Friday 1 August 2008

Shooting Stars

I am so excited, my two old flatmates are coming to stay for the weekend – it will be the first time the three of us have been together in three years! I can barely think straight, I can’t be bothered to focus on work (shockingly) and I keep planning on where I can take them to best show off my wonderful home town. I’ve seen them individually over the past few years but we have never managed to all meet up, due them being at either end of the county and me stuck in the middle.

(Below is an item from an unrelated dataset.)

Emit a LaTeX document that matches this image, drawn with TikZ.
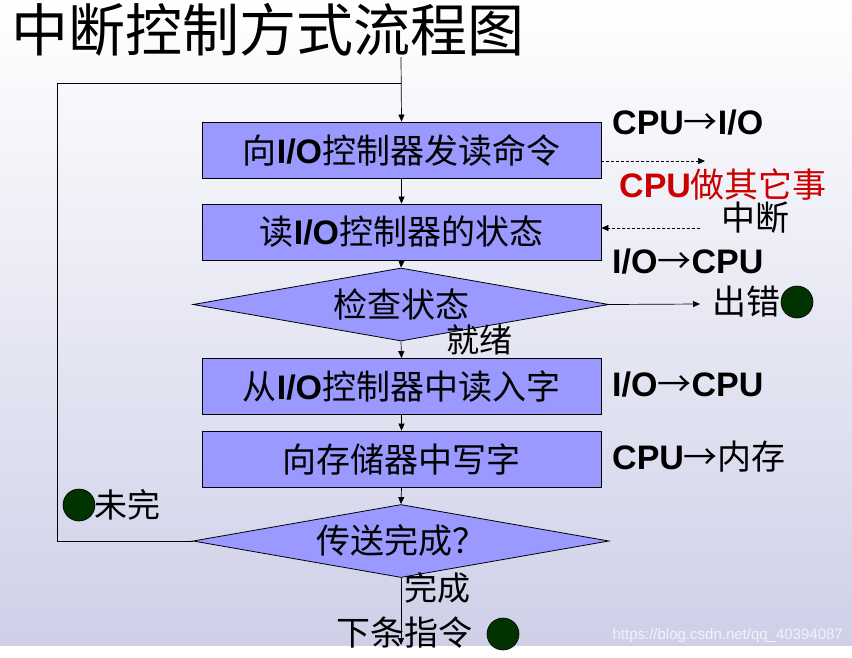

We make quite a fun group, S. is the posh one, talks like out of Mallory towers and goes sailing and skiing in her holidays but is the sweetest lovely person you can ever meet, a total grafter, dedicated to training as a doctor. I fist met R. during fresher week and she was a totally skater boi, baggy jeans, no make up and an angry wee soul to boot but again so funny and sweet she just liked to wrap it up in a shell of barbed wire. And then there was me, emotionally unable, hard nut northern lass (well not really but compared to the rest of them..) However, I like to think we made a good team, all of us bonded over our love of and ability to drink, or in S. case her belief in her ability to drink. There was a big group of us at uni, about 10-15 and we had so much fun in the beginning, oh happy happy days. There are so many things I would do different but those stories are for another time, in the meantime I’ll focus on trying to regress back to fresherdom student days – yee ha!

I’m very distressed that I missed the partial eclipse today – I remember travelling down to Cornwall for the total eclipse of the sun (break in to song here) and was so excited and of course it was cloudy but you still got to feel the effects of the darkness and all the birds settling down to roost and the flowers closing. It got me think about the comet Hale-Bopp, I loved that thing, it was so totally amazing to see this clear bright object in the sky at night, spotting its three tails spouting behind it and watching it make its way steadily across the summer sky. During this progression I went skiing to a remote little town in Italy and I remember looking up one night and it seemed to fill the whole sky and be resting just above the mountains. It was one of those moments that inspired you to write poetry, sing, dance, love and generally want to hug everyone everywhere.

I’m a sucker for all this astronomy stuff. Here are my facts for the day:

Meteoroid: Pieces of interplanetary matter orbiting the sun, traditionally smaller than a kilometre and frequently only millimetres in size.

Meteors: Are meteorids that have entered the Earths atmosphere, thus turning them into meteors. They burn up completely when they enter the earth's atmosphere. Meteors are commonly known as shooting stars.

Meteorites: If any part of a meteoroid survives the fall through the atmosphere and lands on Earth, it is called a meteorite. The biggest meteorite that we have recovered is the Hoba, Namibia meteorite that weights around 60 tons and the Meteor Crater in Arizona was thought to have been created by a meteorite 25 meters in size.